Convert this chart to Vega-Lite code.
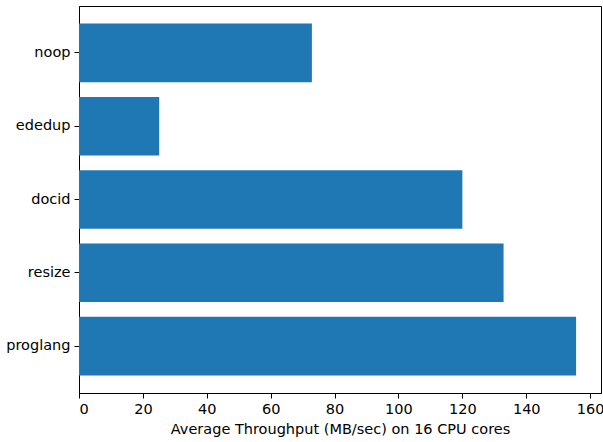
{
  "$schema": "https://vega.github.io/schema/vega-lite/v6.json",
  "width": 522,
  "height": 387,
  "autosize": {"type": "none"},
  "padding": {"left": 79, "top": 6, "right": 2, "bottom": 49},
  "background": "white",
  "config": {
    "view": {"stroke": "black", "strokeWidth": 1},
    "font": "DejaVu Sans",
    "axis": {
      "labelFont": "DejaVu Sans",
      "titleFont": "DejaVu Sans",
      "labelFontSize": 14.5,
      "titleFontSize": 14.5,
      "titleFontWeight": "normal",
      "labelColor": "black",
      "titleColor": "black",
      "tickColor": "black",
      "domainColor": "black",
      "tickSize": 5,
      "grid": false
    }
  },
  "data": {
    "values": [
      {"task": "noop", "throughput": 72.9},
      {"task": "ededup", "throughput": 25.1},
      {"task": "docid", "throughput": 120.0},
      {"task": "resize", "throughput": 132.9},
      {"task": "proglang", "throughput": 155.6}
    ]
  },
  "mark": {"type": "bar", "color": "#1f77b4"},
  "encoding": {
    "y": {
      "field": "task",
      "type": "nominal",
      "sort": null,
      "scale": {"paddingInner": 0.2, "paddingOuter": 0.24},
      "axis": {"title": null, "labelPadding": 4}
    },
    "x": {
      "field": "throughput",
      "type": "quantitative",
      "scale": {"domain": [0, 163.4], "nice": false, "zero": true},
      "axis": {
        "title": "Average Throughput (MB/sec) on 16 CPU cores",
        "values": [0, 20, 40, 60, 80, 100, 120, 140, 160],
        "labelPadding": 4,
        "titlePadding": 7
      }
    }
  }
}
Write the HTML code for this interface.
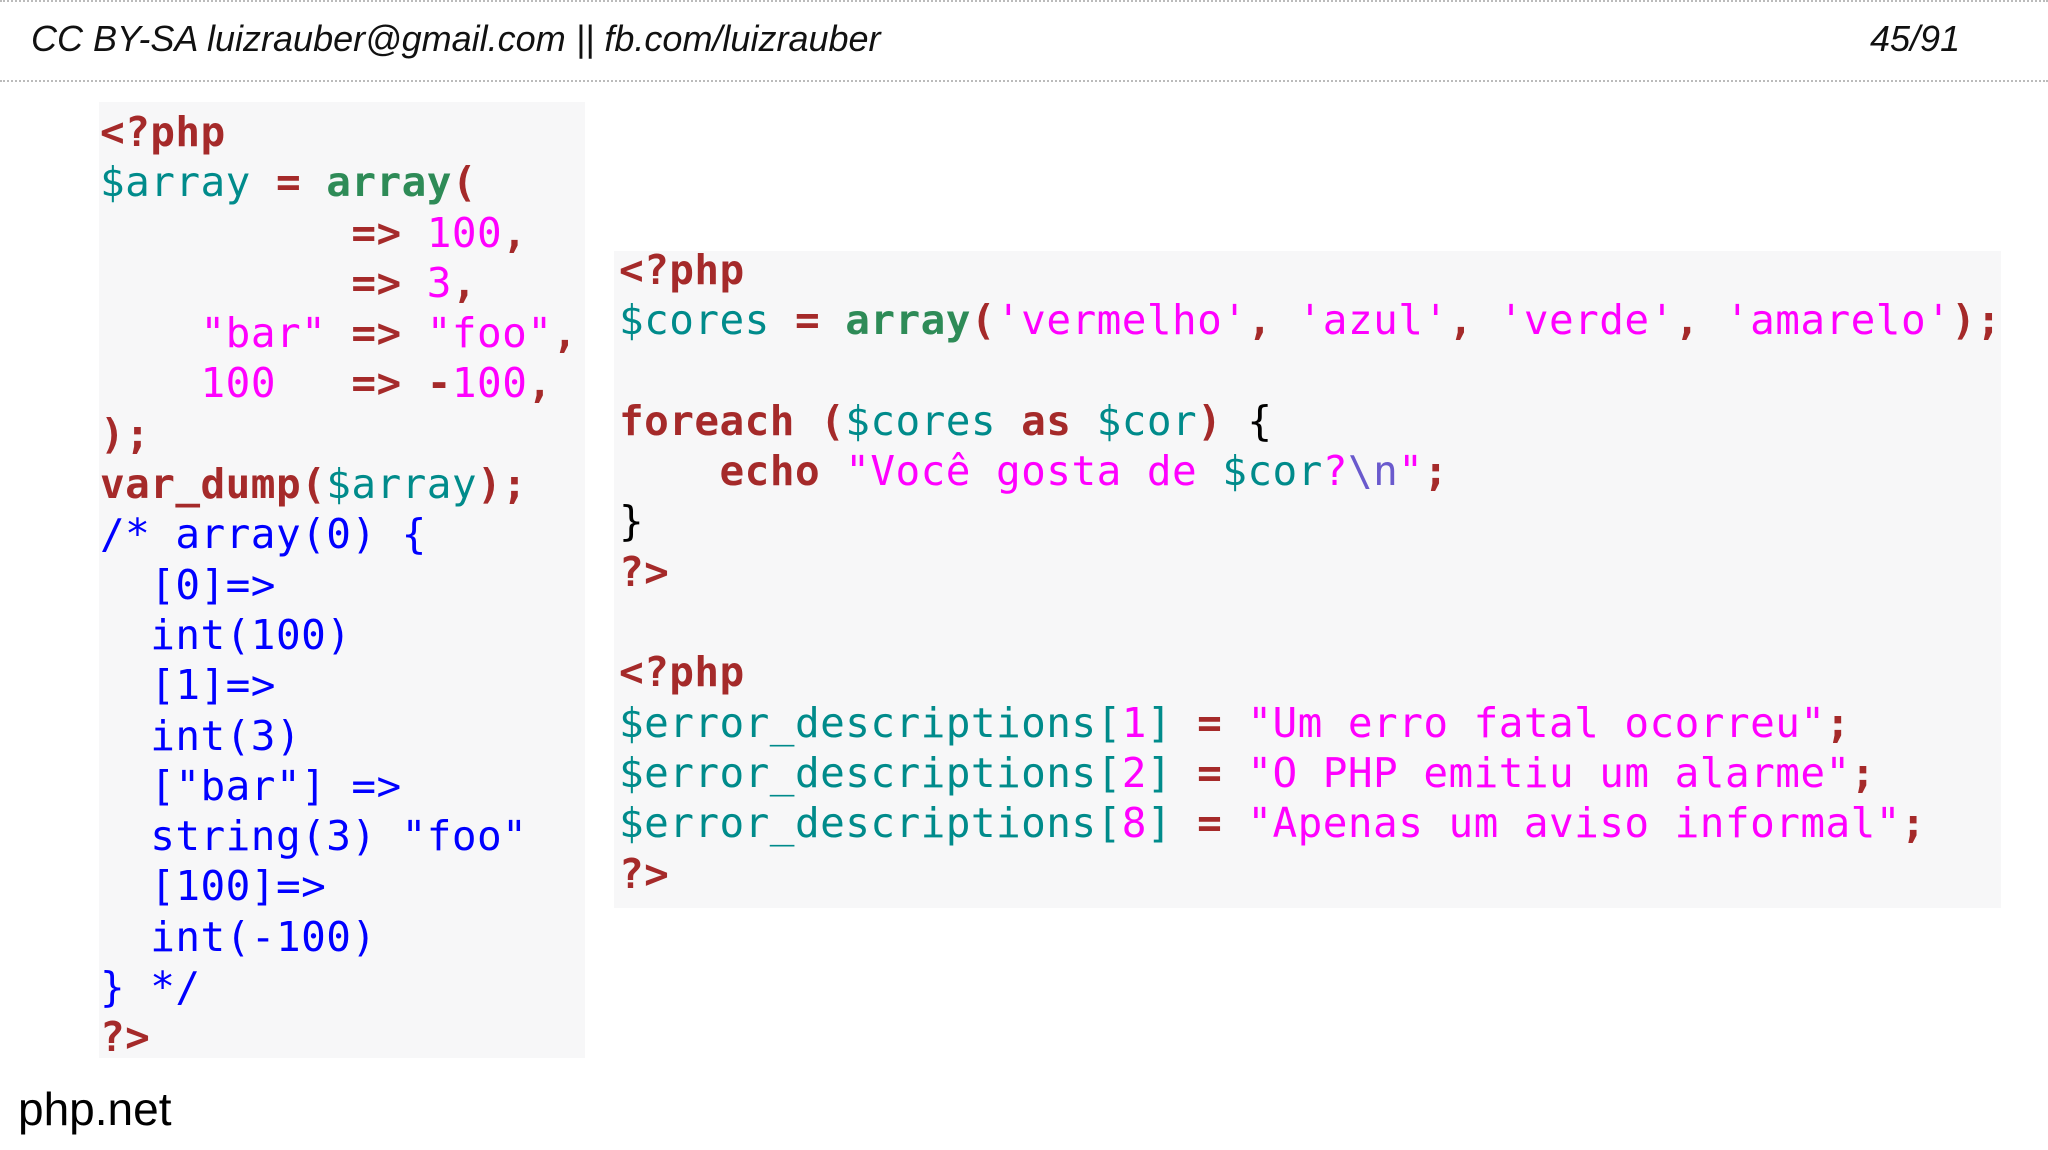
<!DOCTYPE html>
<html><head><meta charset="utf-8"><style>
html,body{margin:0;padding:0;width:2048px;height:1150px;background:#fff;overflow:hidden;position:relative}
.hdr{position:absolute;top:18px;left:31px;font:italic 36px "Liberation Sans",sans-serif;color:#111}
.pg{position:absolute;top:18px;left:1870px;font:italic 36px "Liberation Sans",sans-serif;color:#111}
.dots{position:absolute;left:0;width:2048px;height:0;border-top:2px dotted #bbb}
.box{position:absolute;background:#f7f7f8}
pre{position:absolute;margin:0;font:41px/50.3px "DejaVu Sans Mono",monospace;color:#000;letter-spacing:0.45px}
.k{color:#a52a2a;font-weight:bold}
.v{color:#008b8b}
.f{color:#2e8b57;font-weight:bold}
.s{color:#ff00ff}
.c{color:#0000ff}
.e{color:#6a5acd}
.net{position:absolute;left:18px;top:1082px;font:46px "Liberation Sans",sans-serif;color:#000}
</style></head><body>
<div class="dots" style="top:0"></div>
<div class="hdr">CC BY-SA luizrauber@gmail.com || fb.com/luizrauber</div>
<div class="pg">45/91</div>
<div class="dots" style="top:80px"></div>
<div class="box" style="left:99px;top:102px;width:486px;height:956px"></div>
<div class="box" style="left:614px;top:251px;width:1387px;height:657px"></div>
<pre style="left:100px;top:107px"><span class="k">&lt;?php</span>
<span class="v">$array</span> <span class="k">=</span> <span class="f">array</span><span class="k">(</span>
          <span class="k">=&gt;</span> <span class="s">100</span><span class="k">,</span>
          <span class="k">=&gt;</span> <span class="s">3</span><span class="k">,</span>
    <span class="s">"bar"</span> <span class="k">=&gt;</span> <span class="s">"foo"</span><span class="k">,</span>
    <span class="s">100</span>   <span class="k">=&gt;</span> <span class="k">-</span><span class="s">100</span><span class="k">,</span>
<span class="k">);</span>
<span class="k">var_dump(</span><span class="v">$array</span><span class="k">);</span>
<span class="c">/* array(0) {
  [0]=&gt;
  int(100)
  [1]=&gt;
  int(3)
  ["bar"] =&gt;
  string(3) "foo"
  [100]=&gt;
  int(-100)
} */</span>
<span class="k">?&gt;</span></pre>
<pre style="left:619px;top:245px"><span class="k">&lt;?php</span>
<span class="v">$cores</span> <span class="k">=</span> <span class="f">array</span><span class="k">(</span><span class="s">'vermelho'</span><span class="k">,</span> <span class="s">'azul'</span><span class="k">,</span> <span class="s">'verde'</span><span class="k">,</span> <span class="s">'amarelo'</span><span class="k">);</span>

<span class="k">foreach (</span><span class="v">$cores</span> <span class="k">as</span> <span class="v">$cor</span><span class="k">)</span> {
    <span class="k">echo</span> <span class="s">"Você gosta de </span><span class="v">$cor</span><span class="s">?</span><span class="e">\n</span><span class="s">"</span><span class="k">;</span>
}
<span class="k">?&gt;</span>

<span class="k">&lt;?php</span>
<span class="v">$error_descriptions[</span><span class="s">1</span><span class="v">]</span> <span class="k">=</span> <span class="s">"Um erro fatal ocorreu"</span><span class="k">;</span>
<span class="v">$error_descriptions[</span><span class="s">2</span><span class="v">]</span> <span class="k">=</span> <span class="s">"O PHP emitiu um alarme"</span><span class="k">;</span>
<span class="v">$error_descriptions[</span><span class="s">8</span><span class="v">]</span> <span class="k">=</span> <span class="s">"Apenas um aviso informal"</span><span class="k">;</span>
<span class="k">?&gt;</span></pre>
<div class="net">php.net</div>
</body></html>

TASK TO CARRY OUT:
Return all lines containing "code".

EXERCISE RESPONSE:
Convert this chart to Vega-Lite code.
Write the HTML code for this interface.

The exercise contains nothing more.